First, baseline EEG levels over the course of several hours are taken and clinicians work with their patients to determine which behaviors they would like to modify. The clinicians program a computer to detect abnormalities and to know the alterations that must be made to bring brain activity in that region back to normal. Sensors are placed on the scalp, and one on each ear, and are connected to a computer processing system that registers the brain waves and (somehow) integrates it into a sort of video game. For example, when brain activity in a desirable region increases, the game will speed up (or the patient will be rewarded in some other way), and when brain activity in an undesirable region increases, the game will be slowed down/inhibited. Over many trials, the brain presumably “learns” this new brain activity and the person can train him or herself to maintain that activity. The new activity pattern more closely resembles those of pathology-free patients.

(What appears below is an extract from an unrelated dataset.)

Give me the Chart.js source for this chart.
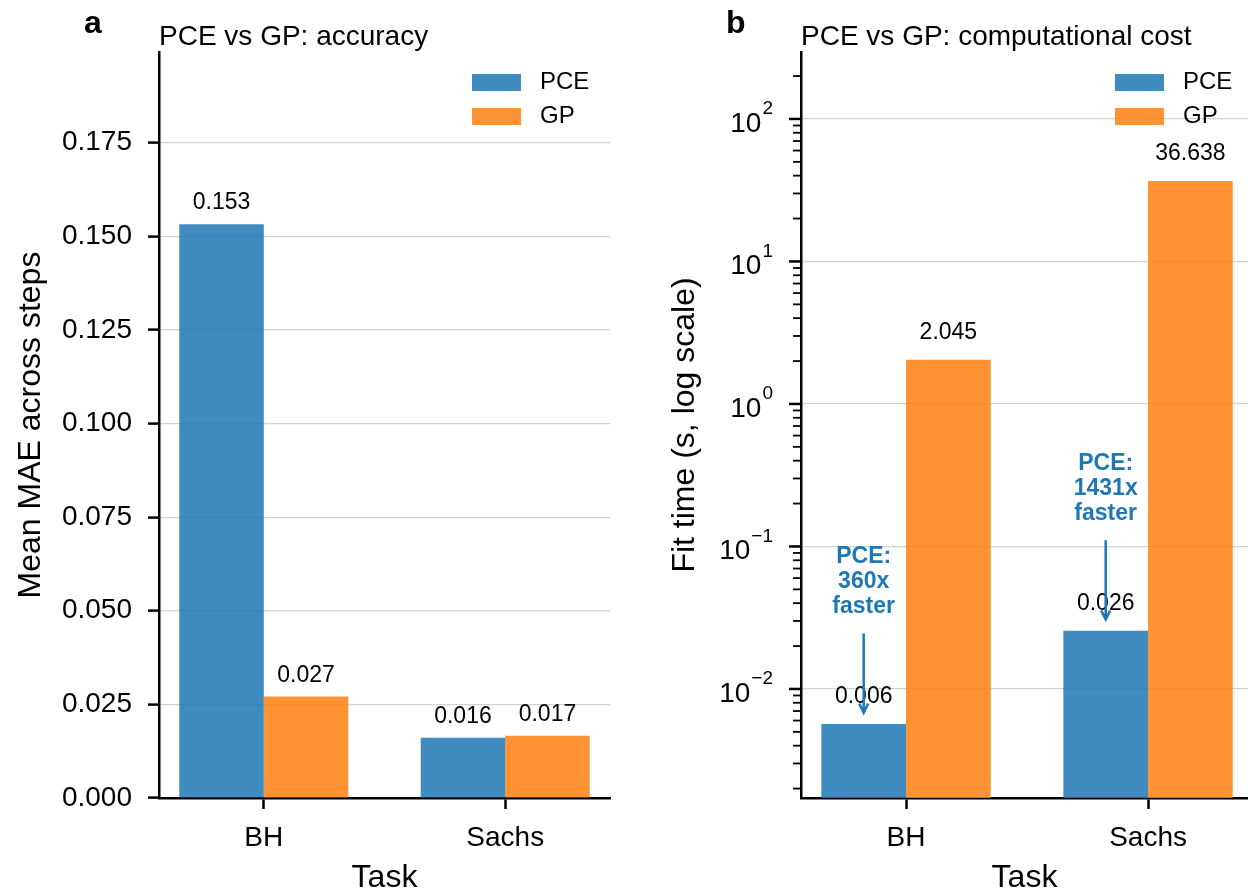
<!DOCTYPE html>
<html>
<head>
<meta charset="utf-8">
<script src="https://cdn.jsdelivr.net/npm/chart.js@4.4.1/dist/chart.umd.min.js"></script>
<style>
  html, body { margin: 0; padding: 0; background: #fff; }
  #wrap { position: relative; width: 1248px; height: 892px; overflow: hidden; }
  .panel { position: absolute; top: 0; height: 892px; }
  #panelA { left: 0; width: 640px; }
  #panelB { left: 640px; width: 608px; }
</style>
</head>
<body>
<div id="wrap">
  <div class="panel" id="panelA"><canvas id="maeChart" width="640" height="892"></canvas></div>
  <div class="panel" id="panelB"><canvas id="timeChart" width="608" height="892"></canvas></div>
</div>
<script>
// data
const tasks = ['BH', 'Sachs'];
const methods = ['PCE', 'GP'];
const pceMae = [0.1532, 0.0161];
const gpMae = [0.0271, 0.0166];
const pceFitTime = [0.00568, 0.0256];
const gpFitTime = [2.045, 36.638];

// tick labels
const maeTicks = [0, 0.025, 0.05, 0.075, 0.1, 0.125, 0.15, 0.175];
const timeTickExps = [-3, -2, -1, 0, 1, 2];
const timeMinorSteps = [2, 3, 4, 5, 6, 7, 8, 9];

const FONT = '"Liberation Sans", Arial, Helvetica, sans-serif';
const blue = 'rgba(31, 119, 180, 0.85)';
const orange = 'rgba(255, 127, 14, 0.85)';
const noteBlue = '#1f77b4';
const gridGray = '#d2d2d2';

Chart.defaults.font.family = FONT;
Chart.defaults.color = '#000';
Chart.defaults.animation = false;

const timeMin = 0.001717, timeMax = 295;
const timeTicks = [];
timeTickExps.forEach(e => {
    const base = Math.pow(10, e);
    [1].concat(timeMinorSteps).forEach(m => {
        const v = m * base;
        if (v >= timeMin && v <= timeMax) timeTicks.push(v);
    });
});
const isDecade = v => Math.abs(Math.log10(v) - Math.round(Math.log10(v))) < 1e-9;

function barData(pce, gp) {
    return {
        datasets: [
            { label: methods[0], data: tasks.map((t, i) => ({ x: i, y: pce[i] })), backgroundColor: blue },
            { label: methods[1], data: tasks.map((t, i) => ({ x: i, y: gp[i] })), backgroundColor: orange }
        ]
    };
}

function taskAxis(min, max) {
    return {
        type: 'linear',
        min: min,
        max: max,
        offset: false,
        afterBuildTicks: s => { s.ticks = tasks.map((t, i) => ({ value: i })); },
        afterFit: s => { s.height = 94; },
        ticks: { callback: v => tasks[v], font: { size: 28 }, padding: 12, maxRotation: 0, autoSkip: false },
        grid: { display: true, drawOnChartArea: false, drawTicks: true, tickLength: 11, tickWidth: 2.5, tickColor: '#000', offset: false },
        border: { display: true, color: '#000', width: 2.5 },
        title: { display: true, text: 'Task', font: { size: 32, lineHeight: 1 }, padding: { top: 0, bottom: -2 } }
    };
}

// titles, panel letters, legend and bar value labels
function decoPlugin(cfg) {
    return {
        id: 'deco' + cfg.letter,
        afterDatasetsDraw(chart) {
            const ctx = chart.ctx;
            ctx.save();
            ctx.fillStyle = '#000';
            ctx.font = '23px ' + FONT;
            ctx.textAlign = 'center';
            ctx.textBaseline = 'alphabetic';
            chart.data.datasets.forEach((ds, i) => {
                chart.getDatasetMeta(i).data.forEach((el, j) => {
                    ctx.fillText(ds.data[j].y.toFixed(3), el.x, el.y - cfg.labelGap);
                });
            });
            ctx.restore();
            if (cfg.notes) cfg.notes(chart);
        },
        afterDraw(chart) {
            const ctx = chart.ctx;
            const area = chart.chartArea;
            ctx.save();
            ctx.fillStyle = '#000';
            ctx.textBaseline = 'alphabetic';
            ctx.textAlign = 'left';
            ctx.font = 'bold 32px ' + FONT;
            ctx.fillText(cfg.letter, cfg.letterX, 33);
            ctx.font = '28px ' + FONT;
            ctx.fillText(cfg.title, area.left, 45);

            // legend
            ctx.font = '24px ' + FONT;
            ctx.textBaseline = 'middle';
            chart.data.datasets.forEach((ds, i) => {
                const y = 74 + i * 34;
                ctx.fillStyle = ds.backgroundColor;
                ctx.fillRect(cfg.legendX, y, 49, 17);
                ctx.fillStyle = '#000';
                ctx.fillText(ds.label, cfg.legendX + 68, y + 8.5);
            });
            ctx.restore();
            if (cfg.after) cfg.after(chart);
        }
    };
}

// "PCE: Nx faster" arrows over the PCE bars
function speedNotes(chart) {
    const ctx = chart.ctx;
    const y = chart.scales.y;
    const meta = chart.getDatasetMeta(0);
    ctx.save();
    ctx.fillStyle = noteBlue;
    ctx.strokeStyle = noteBlue;
    ctx.lineWidth = 2.5;
    ctx.font = 'bold 23px ' + FONT;
    ctx.textAlign = 'center';
    ctx.textBaseline = 'middle';
    tasks.forEach((t, j) => {
        const x = meta.data[j].x;
        const speed = Math.round(gpFitTime[j] / pceFitTime[j]);
        const yMid = y.getPixelForValue(pceFitTime[j] * 10);
        ['PCE:', speed + 'x', 'faster'].forEach((line, k) => {
            ctx.fillText(line, x, yMid + (k - 1) * 25);
        });
        const yStart = yMid + 52;
        const yTip = y.getPixelForValue(pceFitTime[j] * 1.2);
        ctx.beginPath();
        ctx.moveTo(x, yStart);
        ctx.lineTo(x, yTip);
        ctx.moveTo(x - 4.5, yTip - 9);
        ctx.lineTo(x, yTip);
        ctx.lineTo(x + 4.5, yTip - 9);
        ctx.stroke();
    });
    ctx.restore();
}

// log axis tick marks and 10^n labels
function logAxisMarks(chart) {
    const ctx = chart.ctx;
    const y = chart.scales.y;
    const left = chart.chartArea.left;
    ctx.save();
    ctx.strokeStyle = '#000';
    timeTicks.forEach(v => {
        const py = y.getPixelForValue(v);
        const major = isDecade(v);
        ctx.lineWidth = major ? 2.5 : 1.8;
        ctx.beginPath();
        ctx.moveTo(left - (major ? 12 : 8), py);
        ctx.lineTo(left, py);
        ctx.stroke();
        if (!major) return;
        const e = Math.round(Math.log10(v));
        const expText = e < 0 ? '\u2212' + Math.abs(e) : String(e);
        const rightX = 133;
        ctx.fillStyle = '#000';
        ctx.textAlign = 'right';
        ctx.textBaseline = 'middle';
        ctx.font = '19px ' + FONT;
        ctx.fillText(expText, rightX, py - 10);
        const w = ctx.measureText(expText).width;
        ctx.font = '28px ' + FONT;
        ctx.fillText('10', rightX - w - 1, py + 5);
    });
    ctx.restore();
}

new Chart(document.getElementById('maeChart'), {
    type: 'bar',
    data: barData(pceMae, gpMae),
    options: {
        responsive: false,
        layout: { padding: { left: 0, top: 52, right: 30, bottom: 0 } },
        datasets: { bar: { categoryPercentage: 0.7, barPercentage: 1.0 } },
        plugins: { legend: { display: false }, tooltip: { enabled: false } },
        scales: {
            x: taskAxis(-0.434, 1.434),
            y: {
                type: 'linear',
                min: 0,
                max: 0.1992,
                afterBuildTicks: s => { s.ticks = maeTicks.map(v => ({ value: v })); },
                afterFit: s => { s.width = 159; },
                ticks: { callback: v => v.toFixed(3), font: { size: 28 }, padding: 16 },
                grid: { color: gridGray, lineWidth: 1.2, drawTicks: true, tickLength: 11, tickWidth: 2.5, tickColor: '#000' },
                border: { display: true, color: '#000', width: 2.5 },
                title: { display: true, text: 'Mean MAE across steps', font: { size: 32, lineHeight: 1 }, padding: { top: 15, bottom: 0 } }
            }
        }
    },
    plugins: [decoPlugin({ letter: 'a', letterX: 84, title: 'PCE vs GP: accuracy', legendX: 472, labelGap: 15 })]
});

new Chart(document.getElementById('timeChart'), {
    type: 'bar',
    data: barData(pceFitTime, gpFitTime),
    options: {
        responsive: false,
        layout: { padding: { left: 0, top: 52, right: 0, bottom: 0 } },
        datasets: { bar: { categoryPercentage: 0.7, barPercentage: 1.0 } },
        plugins: { legend: { display: false }, tooltip: { enabled: false } },
        scales: {
            x: taskAxis(-0.434, 1.413),
            y: {
                type: 'logarithmic',
                min: timeMin,
                max: timeMax,
                afterBuildTicks: s => { s.ticks = timeTicks.map(v => ({ value: v })); },
                afterFit: s => { s.width = 161; },
                ticks: { display: false },
                grid: {
                    color: c => (c.tick && isDecade(c.tick.value)) ? gridGray : 'rgba(0,0,0,0)',
                    lineWidth: 1.2,
                    drawTicks: false
                },
                border: { display: true, color: '#000', width: 2.5 },
                title: { display: true, text: 'Fit time (s, log scale)', font: { size: 32, lineHeight: 1 }, padding: { top: 29, bottom: 0 } }
            }
        }
    },
    plugins: [decoPlugin({ letter: 'b', letterX: 86, title: 'PCE vs GP: computational cost', legendX: 475, labelGap: 21, notes: speedNotes, after: logAxisMarks })]
});
</script>
</body>
</html>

The benefits of neurofeedback therapy differ from person to person, as each individuals’ goals are different. Results suggest that it may be more beneficial for individuals with Asperger’s than severe autism, as the patient must be able to engage with the video screen and computer game for a significant amount of time (about 40 minutes), and must be able to tolerate the EEG paraphanelia on his/her body (this can be tough due to hypo/hyper-sensitivity tendencies, and may require some prior training). As for the duration of these effects, this site claims that most patients see improvements by at least their tenth session, and that in general the effects will last indefinitely (though stressors can degrade this newly learned pattern and “booster” sessions may be required). Do you think that this could be a useful and successful therapy for other disorders as well?